Sie treffen sich dort, die Hirten und die Könige, bei dem kleinen Kind, von dem dieser Zauber ausgeht, bei dem Kind, das alles verwandelt. Und fast ist es schon egal, ob es wirklich ein Stall war, wo sich das ereignet hat (Lukas spricht immer nur von einer „Krippe") oder ein Haus in Bethlehem … und eigentlich ist es auch gar nicht so wichtig.
Wichtig ist, dass die Hoffnung zur Welt kommt - sich so klein macht, dass sie in unser Leben hineinpasst (denn eigentlich ist sie ja so unsagbar viel größer!!) - und dass damit etwas ganz Neues beginnt. Dass denen, die wach sind, ein Engel erscheint - und denen, die suchen, ein Stern leuchtet.
Und das, zugegeben, die meisten all das genau verschlafen. Auch das wird mir erst heute Abend klar: Niemand bekommt einen Auftrag, die schlafenden Einwohner Bethlehems aufzuwecken, da veranstalten keine Engel irgendein Trompetenkonzert, da wird kein Event daraus gemacht, und auch die Presse und das Fernsehen waren wohl nicht vor Ort. Die Geburt Jesu, die Geburt unserer Hoffnung, ist eindeutig keine Massenveranstaltung. Man hätte ja nun wirklich mehr draus machen können … aber das war wohl nicht gefragt. Das Geheimnis kann dort Wirklichkeit werden, wo Menschen suchen, fragen, hören. Wo Menschen in die Nacht hinein lauschen, wachen und suchen. Dann leuchtet ein Stern, dann berührt ein Engel …
"... heim in ihr Land" (Mt 2,12)
Sie kamen als Könige, sie kamen als Hirten - und sie kehren verwandelt zurück. Nach dieser Erfahrung ist nichts mehr so, wie es mal war.
Ja, sie mögen versucht haben, von dieser Erfahrung zu erzählen - wahrscheinlich eher stammelnd, stotternd. Sie waren die allerersten Zeugen … , die allerersten, die bis dahin nicht irgendwie persönlich involviert waren. Sie kamen als Fremde, und mag sein, sie gehen als Staunende, Verwirrte, Erfüllte, Überraschte, …

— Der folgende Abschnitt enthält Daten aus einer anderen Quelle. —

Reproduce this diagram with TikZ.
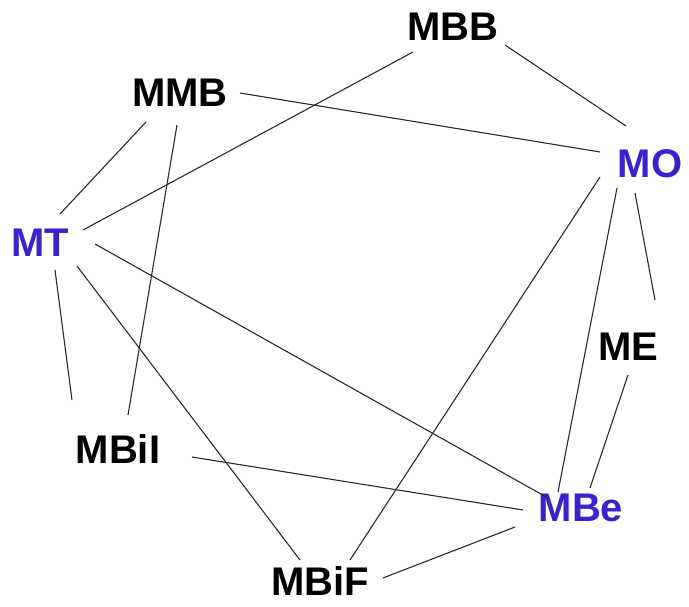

Sie kamen als Hirten - und gingen als Könige - weil dieses Kind ihnen ihre königliche Würde zurückgegeben hat, ihre Würde als Mensch.
Vielleicht auch: Sie kamen als Könige - und gingen als Hirten - weil das Kind ihnen bewusst gemacht hat, dass ihre Talente und Gaben etwas sind, was sie weiterzugeben haben. Reichtum ist nicht für mich selbst da - sondern ist mir dazu gegeben, dass ich es mit anderen teile.
Das ist das Geheimnis der heiligen Nacht. Sie verwandelt … sie macht Hirten zu Königen und Könige zu Hirten. Ich komme als Hirte und gehe als König. Und mag sein, dass ich als König komme - und als Hirte gehe. Und genau deshalb gehören alle miteinander dazu, Hirten und Könige - auch wenn Lukas und Matthäus eigentlich etwas ganz Verschiedenes ausdrücken wollen.
Und deshalb kann es gut sein, dass ich in diesem Jahr die Heiligen Drei Könige schon am Weihnachtsabend zu den Hirten und der Heiligen Familie dazu stelle ... auch wenn sie eigentlich erst ein paar Tage später „ankommen"…
Sie gehören dazu … jetzt schon …
PS: Ich bin sehr gespannt, ob die schlafenden Bewohner von Bethlehem es merken und uns fragen werden - siehe 1 Petr 3,15.